--- Short problem ---
Copy each record exactly as it reads, leaving out any pictures it holds.

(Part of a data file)
----------------------------------------

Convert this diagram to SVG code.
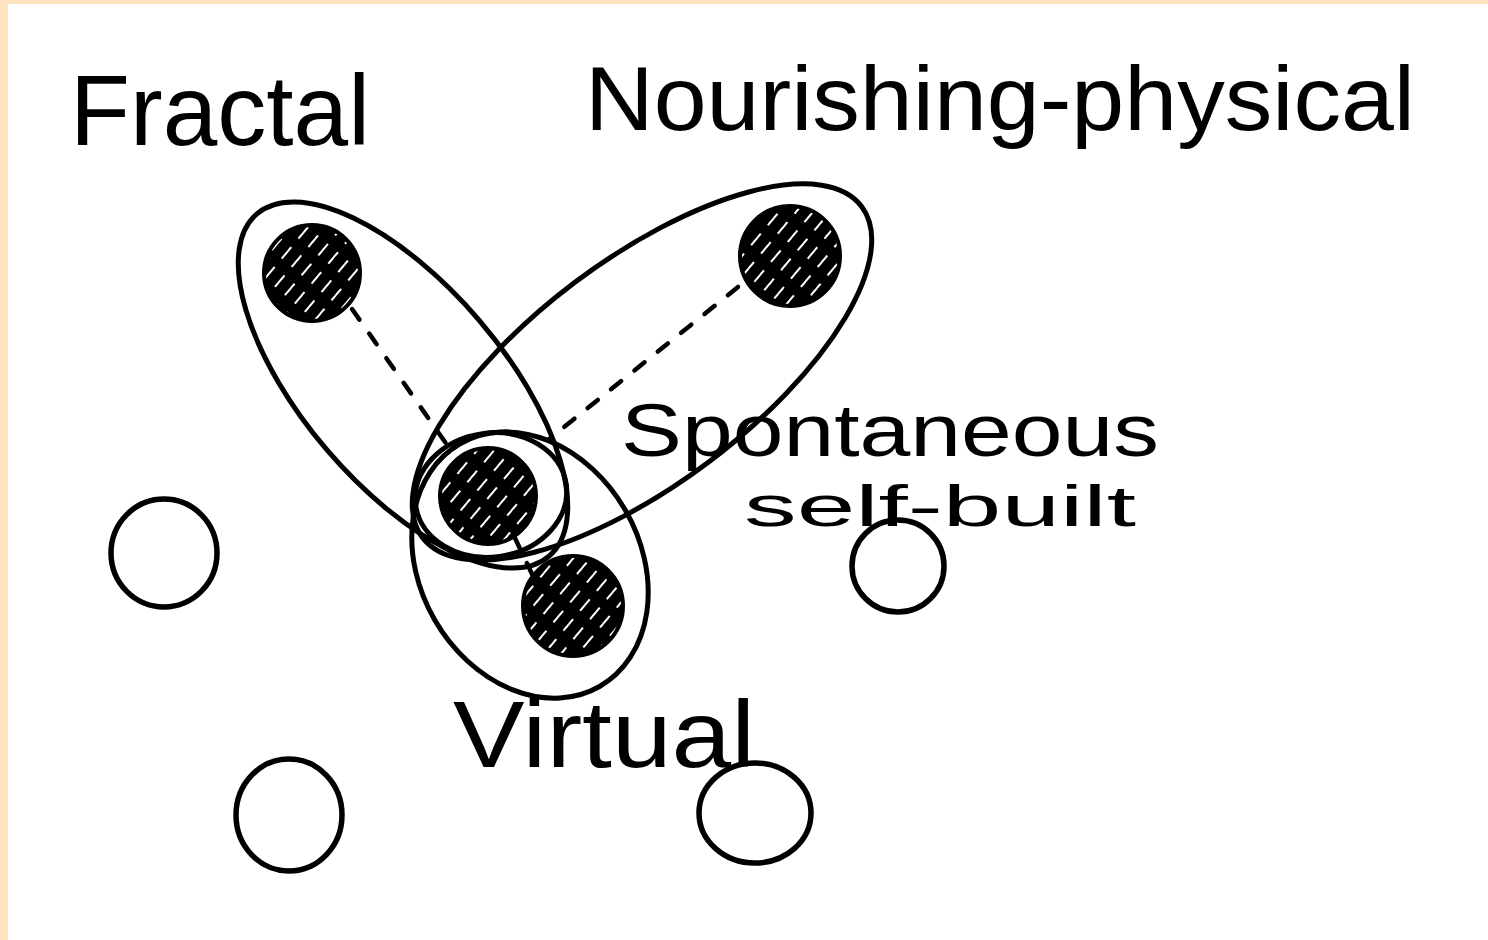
<svg xmlns="http://www.w3.org/2000/svg" width="1488" height="940" viewBox="0 0 1488 940">
  <style>
    .loop { fill: none; stroke: #000; stroke-width: 5; stroke-linecap: round; }
    .ring { fill: none; stroke: #000; stroke-width: 5.5; }
    .dot { fill: url(#hatch); stroke: #000; stroke-width: 4; }
    .dash { fill: none; stroke: #000; stroke-width: 4.5; stroke-dasharray: 13 17; stroke-linecap: round; }
    .lbl { font-family: "Liberation Sans", Arial, sans-serif; fill: #000; }
  </style>
  <defs>
    <pattern id="hatch" width="13" height="26" patternUnits="userSpaceOnUse" patternTransform="rotate(40)">
      <rect width="13" height="26" fill="#000"/>
      <line x1="5" y1="2" x2="5" y2="17" stroke="#fff" stroke-width="2"/>
    </pattern>
  </defs>

  <rect x="0" y="0" width="1488" height="940" fill="#FFE2BE"/>
  <rect x="8" y="4" width="1480" height="936" fill="#fff"/>

  <g id="connectors">
    <line class="dash" x1="352" y1="309" x2="452" y2="452"/>
    <line class="dash" x1="738" y1="287" x2="548" y2="440"/>
    <line class="dash" x1="514" y1="536" x2="532" y2="574"/>
  </g>

  <g id="group-fractal">
    <ellipse class="loop" cx="403" cy="385" rx="225" ry="100" transform="rotate(49.5 403 385)"/>
  </g>
  <g id="group-nourishing">
    <ellipse class="loop" cx="642" cy="372" rx="275" ry="112" transform="rotate(-37 642 372)"/>
  </g>
  <g id="group-virtual">
    <ellipse class="loop" cx="530" cy="565" rx="140" ry="110" transform="rotate(60 530 565)"/>
  </g>
  <g id="group-spontaneous">
    <ellipse class="loop" cx="491" cy="495" rx="76" ry="62" transform="rotate(-8 491 495)"/>
  </g>

  <g id="dot-fractal"><circle class="dot" cx="312" cy="273" r="48"/></g>
  <g id="dot-nourishing"><circle class="dot" cx="790" cy="256" r="50"/></g>
  <g id="dot-spontaneous"><circle class="dot" cx="488" cy="496" r="48"/></g>
  <g id="dot-virtual"><circle class="dot" cx="573" cy="606" r="50"/></g>

  <g id="circle-1"><ellipse class="ring" cx="164" cy="553" rx="53" ry="54"/></g>
  <g id="circle-2"><ellipse class="ring" cx="289" cy="815" rx="53" ry="56"/></g>
  <g id="circle-3"><ellipse class="ring" cx="898" cy="566" rx="46" ry="46"/></g>
  <g id="circle-4"><ellipse class="ring" cx="755" cy="813" rx="56" ry="50"/></g>

  <g id="label-fractal"><text class="lbl" x="70" y="145" font-size="100" textLength="300" lengthAdjust="spacingAndGlyphs">Fractal</text></g>
  <g id="label-nourishing"><text class="lbl" x="585" y="130" font-size="90" textLength="830" lengthAdjust="spacingAndGlyphs">Nourishing-physical</text></g>
  <g id="label-spontaneous">
    <text class="lbl" x="621" y="456" font-size="74" textLength="538" lengthAdjust="spacingAndGlyphs">Spontaneous</text>
    <text class="lbl" x="744" y="526" font-size="58" textLength="392" lengthAdjust="spacingAndGlyphs">self-built</text>
  </g>
  <g id="label-virtual"><text class="lbl" x="453" y="767" font-size="95" textLength="302" lengthAdjust="spacingAndGlyphs">Virtual</text></g>
</svg>
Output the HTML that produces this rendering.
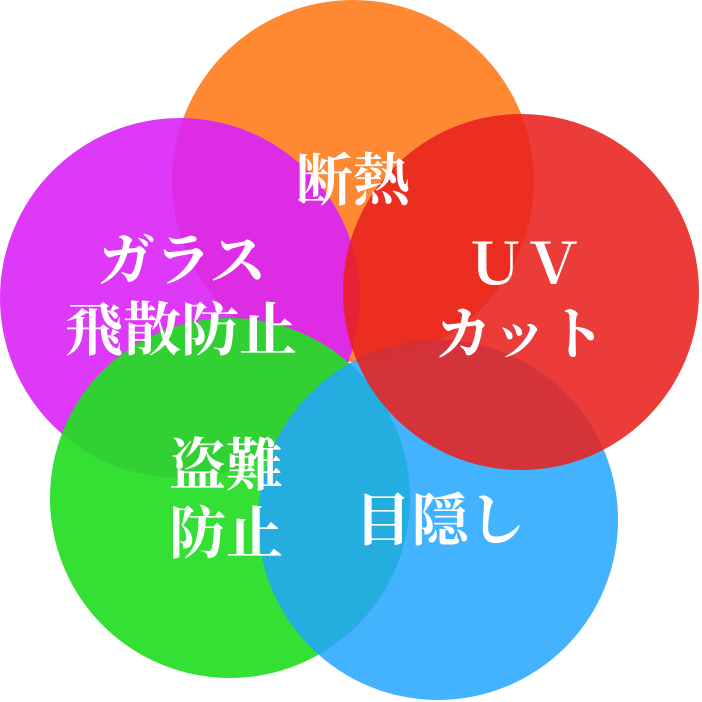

----------------------------------------

--- Correct output ---
Convert this diagram to SVG code.
<svg xmlns="http://www.w3.org/2000/svg" width="1488" height="940" viewBox="0 0 1488 940">
  <style>
    .loop { fill: none; stroke: #000; stroke-width: 5; stroke-linecap: round; }
    .ring { fill: none; stroke: #000; stroke-width: 5.5; }
    .dot { fill: url(#hatch); stroke: #000; stroke-width: 4; }
    .dash { fill: none; stroke: #000; stroke-width: 4.5; stroke-dasharray: 13 17; stroke-linecap: round; }
    .lbl { font-family: "Liberation Sans", Arial, sans-serif; fill: #000; }
  </style>
  <defs>
    <pattern id="hatch" width="13" height="26" patternUnits="userSpaceOnUse" patternTransform="rotate(40)">
      <rect width="13" height="26" fill="#000"/>
      <line x1="5" y1="2" x2="5" y2="17" stroke="#fff" stroke-width="2"/>
    </pattern>
  </defs>

  <rect x="0" y="0" width="1488" height="940" fill="#FFE2BE"/>
  <rect x="8" y="4" width="1480" height="936" fill="#fff"/>

  <g id="connectors">
    <line class="dash" x1="352" y1="309" x2="452" y2="452"/>
    <line class="dash" x1="738" y1="287" x2="548" y2="440"/>
    <line class="dash" x1="514" y1="536" x2="532" y2="574"/>
  </g>

  <g id="group-fractal">
    <ellipse class="loop" cx="403" cy="385" rx="225" ry="100" transform="rotate(49.5 403 385)"/>
  </g>
  <g id="group-nourishing">
    <ellipse class="loop" cx="642" cy="372" rx="275" ry="112" transform="rotate(-37 642 372)"/>
  </g>
  <g id="group-virtual">
    <ellipse class="loop" cx="530" cy="565" rx="140" ry="110" transform="rotate(60 530 565)"/>
  </g>
  <g id="group-spontaneous">
    <ellipse class="loop" cx="491" cy="495" rx="76" ry="62" transform="rotate(-8 491 495)"/>
  </g>

  <g id="dot-fractal"><circle class="dot" cx="312" cy="273" r="48"/></g>
  <g id="dot-nourishing"><circle class="dot" cx="790" cy="256" r="50"/></g>
  <g id="dot-spontaneous"><circle class="dot" cx="488" cy="496" r="48"/></g>
  <g id="dot-virtual"><circle class="dot" cx="573" cy="606" r="50"/></g>

  <g id="circle-1"><ellipse class="ring" cx="164" cy="553" rx="53" ry="54"/></g>
  <g id="circle-2"><ellipse class="ring" cx="289" cy="815" rx="53" ry="56"/></g>
  <g id="circle-3"><ellipse class="ring" cx="898" cy="566" rx="46" ry="46"/></g>
  <g id="circle-4"><ellipse class="ring" cx="755" cy="813" rx="56" ry="50"/></g>

  <g id="label-fractal"><text class="lbl" x="70" y="145" font-size="100" textLength="300" lengthAdjust="spacingAndGlyphs">Fractal</text></g>
  <g id="label-nourishing"><text class="lbl" x="585" y="130" font-size="90" textLength="830" lengthAdjust="spacingAndGlyphs">Nourishing-physical</text></g>
  <g id="label-spontaneous">
    <text class="lbl" x="621" y="456" font-size="74" textLength="538" lengthAdjust="spacingAndGlyphs">Spontaneous</text>
    <text class="lbl" x="744" y="526" font-size="58" textLength="392" lengthAdjust="spacingAndGlyphs">self-built</text>
  </g>
  <g id="label-virtual"><text class="lbl" x="453" y="767" font-size="95" textLength="302" lengthAdjust="spacingAndGlyphs">Virtual</text></g>
</svg>
Output the HTML that produces this rendering.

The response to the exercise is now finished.